VP8 Intra-Frame Prediction Implementation in libvpx
This article explores how the open-source library libvpx
implements intra-frame prediction for the VP8 video codec. It covers the
core prediction modes for luma and chroma blocks, explains the
underlying pixel-reconstruction logic, and details how the codebase
optimizes these algorithms using SIMD instruction sets to achieve
real-time video encoding and decoding.
Core Concepts of VP8 Intra Prediction
Intra-frame prediction reduces spatial redundancy within a single video frame. Instead of compressing raw pixel values, VP8 predicts the pixels of a target block using the reconstructed boundary pixels of previously decoded neighboring blocks (specifically those to the left, top-left, and top of the current block). Only the difference between the actual block and the predicted block—known as the residual—is coded and transmitted.
libvpx applies intra prediction to three block
configurations: * 16x16 Luma Blocks: Best suited for
flat, low-detail areas of an image. * 4x4 Luma Blocks:
Designed for highly detailed regions with complex textures. *
8x8 Chroma Blocks: Used for the color components (U and
V channels).
Prediction Modes in libvpx
For each block configuration, libvpx implements specific
prediction modes that dictate how boundary pixels are extrapolated into
the target block.
16x16 Luma and 8x8 Chroma Modes
These larger blocks support four intra-prediction modes: 1.
Vertical (V) Prediction: Copies the row of pixels
directly above the block downward into every row of the target block. 2.
Horizontal (H) Prediction: Copies the column of pixels
to the left of the block horizontally into every column of the target
block. 3. DC Prediction: Calculates the average value
of the available left and above neighboring pixels and fills the entire
block with this single average value. 4. True Motion (TM)
Prediction: Predicts pixels using a horizontal gradient. It
estimates a pixel’s value by taking the corresponding top pixel, adding
the left pixel, and subtracting the top-left pixel:
P[x,y] = Above[x] + Left[y] - TopLeft.
4x4 Luma Modes
To capture fine details, 4x4 blocks support 10 different prediction modes. These include the four basic modes (V, H, DC, and TM) alongside six highly specific directional/angular modes: * Vertical-Left (VL), Vertical-Right (VR) * Horizontal-Down (HD), Horizontal-Up (HU) * Diagonal-Down-Left (LD), Diagonal-Down-Right (RD)
These angular modes interpolate neighboring pixels at specific diagonal angles to accurately reconstruct slanted edges and textures without introducing blocky artifacts.
How libvpx Executes Prediction in Code
In the libvpx codebase, intra-prediction logic is
organized to separate architectural abstractions from hardware-specific
optimizations.
Pixel Buffering and Pointer Routing
Before prediction begins, pointers to neighboring pixels (the top row, the left column, and the top-left pixel) are gathered. These are passed to specialized prediction functions alongside a pointer to the destination block in the frame buffer.

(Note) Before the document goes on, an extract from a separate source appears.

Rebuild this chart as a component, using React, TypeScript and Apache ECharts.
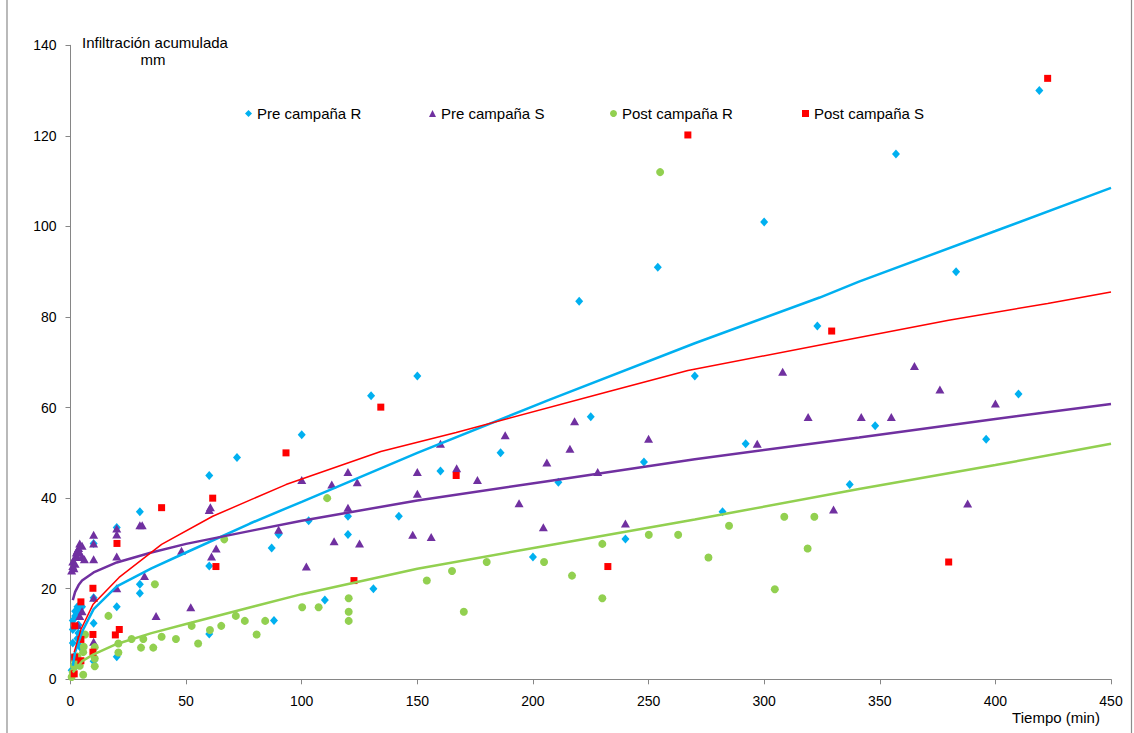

The core C implementations of these algorithms reside within the
vp8/common directory (e.g., in reconintra.c or
reconintra4x4.c). For example, a standard C implementation
of the 16x16 DC prediction checks which neighboring pixels are available
(as boundary blocks might not be decoded yet) and performs the division
and block-filling loops accordingly.
SIMD and Hardware Accelerations
Executing pixel-by-pixel loops in pure C is computationally
expensive. To achieve high frame rates, libvpx uses Runtime
CPU Detection (RTCD) to replace generic C functions with highly
optimized assembly language implementations.
Depending on the host CPU architecture, libvpx
dispatches hardware-specific instructions: *
x86/x86_64: Utilizes MMX, SSE2, SSSE3, and AVX2
instruction sets. * ARM: Utilizes NEON
instructions.
These optimizations leverage vector registers to process multiple
pixels in a single instruction cycle. For instance, in an SSE2
implementation of the Vertical prediction mode, a 16-byte vector of the
“above” pixels is loaded into an XMM register and written
directly to all 16 rows of the target block using aligned vector stores,
bypassing slow row-by-row CPU loops.